You know, one thing that I really love is blowing by someone when I’m cycling. I don’t care if it’s the old guy on his beach cruiser and walking his dog or another triathlete – passing someone is very cool and I get a ton of satisfaction from it.
Maybe the root of this lies in the fact that I am not an uber-cyclist. I don’t normally hammer out rides averaging 23+ MPH. I’m typically a little slower, generally riding in the 18-20 MPH range depending upon a number of factors (such as wind direction, my motivation, etc).
So last night I had a scheduled 20-mile ride. Instead of a steady-pace ride, I decided to do what I’ll call a “bike fartlek.” I’m sure that the phrase “bike fartlek” is not a technically-correct phrase, but I suspect you get the idea….alternating hard efforts with easier efforts.
My normal route is an out & back loop.
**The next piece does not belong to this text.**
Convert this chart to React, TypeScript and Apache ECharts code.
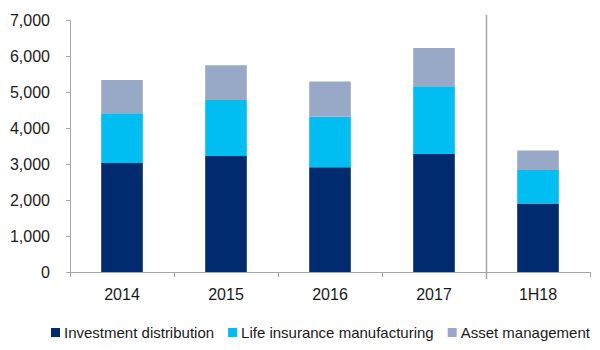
import React, { useEffect, useRef } from "react";
import * as echarts from "echarts";

const categories = ["2014", "2015", "2016", "2017", "1H18"];
const investmentDistribution = [3030, 3220, 2910, 3280, 1900];
const lifeInsuranceManufacturing = [1380, 1560, 1400, 1880, 935];
const assetManagement = [925, 965, 980, 1065, 540];
const seriesNames = ["Investment distribution", "Life insurance manufacturing", "Asset management"];
const colors = ["#002B6E", "#00BEF2", "#98A9C8"];

const FONT = "'Liberation Sans', Arial, sans-serif";

export default function App() {
  const ref = useRef<HTMLDivElement>(null);
  useEffect(() => {
    if (!ref.current) return;
    const chart = echarts.init(ref.current, null, { renderer: "svg" });
    const dataSets = [investmentDistribution, lifeInsuranceManufacturing, assetManagement];
    chart.setOption({
      animation: false,
      textStyle: { fontFamily: FONT },
      grid: { left: 70, right: 10, top: 20, bottom: 78, containLabel: false },
      legend: {
        left: 46,
        top: 320,
        itemWidth: 9,
        itemHeight: 9,
        itemGap: 14,
        icon: "rect",
        textStyle: { fontFamily: FONT, fontSize: 15, color: "#1a1a1a", padding: [0, 0, 0, -1] },
        data: seriesNames,
      },
      xAxis: {
        type: "category",
        data: categories,
        axisLine: { lineStyle: { color: "#A6A6A6", width: 1 } },
        axisTick: { show: true, length: 5, lineStyle: { color: "#A6A6A6" } },
        axisLabel: { color: "#1a1a1a", fontSize: 16, fontFamily: FONT, margin: 14 },
      },
      yAxis: {
        type: "value",
        min: 0,
        max: 7000,
        interval: 1000,
        splitLine: { show: false },
        axisLine: { show: true, lineStyle: { color: "#A6A6A6", width: 1 } },
        axisTick: { show: true, length: 4, lineStyle: { color: "#A6A6A6" } },
        axisLabel: {
          color: "#1a1a1a",
          fontSize: 16,
          fontFamily: FONT,
          margin: 20,
          formatter: (v: number) => v.toLocaleString("en-US"),
        },
      },
      series: seriesNames.map((name, i) => ({
        name,
        type: "bar",
        stack: "total",
        barWidth: "40%",
        itemStyle: { color: colors[i] },
        data: dataSets[i],
      })),
    });
    const c1 = chart.convertToPixel({ xAxisIndex: 0 }, "2017") as number;
    const c2 = chart.convertToPixel({ xAxisIndex: 0 }, "1H18") as number;
    const sepX = Math.round((c1 + c2) / 2) + 0.5;
    chart.setOption({
      graphic: [
        {
          type: "line",
          shape: { x1: sepX, y1: 15, x2: sepX, y2: 279 },
          style: { stroke: "#A6A6A6", lineWidth: 1.5 },
          silent: true,
        },
      ],
    });
    return () => chart.dispose();
  }, []);
  return <div ref={ref} style={{ width: 600, height: 350, position: "absolute", left: 0, top: 0 }} />;
}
On the way out, I completed three hard effort segments offset by three easier efforts. When I reached my turn-around, another cyclist was heading my way. After I turned around, he was only a couple hundred yards in front of me.
Immediately, my “hunter” instincts kicked in. I wanted to chase him down and destroy him.
I decided to do an extended, 5-mile hard effort segment. I passed him pretty quickly – and in addition to my normal “On your left” comment, I dropped a “have a great ride” with a shit-eating grin on him. Then I commenced to hammering. I kicked my speed right up to 22-23mph, and literally left him in the dust. I held that speed for all 5-miles (shocking, but true). At the end of my hard effort, I sat up, took a drink of water, and looked back to see where he was. I really expected him to be close – if it were me and some dude passed me, I would have tried to suck on his wheel and go with him. This guy? Nowhere to be found!
Of course, he could have pulled off the road into a neighborhood – or flatted – or really anything. But I like to think that I totally left the guy. That I out-cycled him for those 5 miles.
I felt shockingly good about it. Greedy almost – like I wanted to find another poor cyclist on the road so I could do the same thing. Alas, the only other person I saw on a bike after that was a woman riding a mountain bike (and no helmet) going about 2 mph. Not much of a confidence booster to pass her.
Still, at the end of my ride last night I was really satisfied. I had a good, hard ride and really felt – at least for those 5-miles – like I was a “real” cyclist.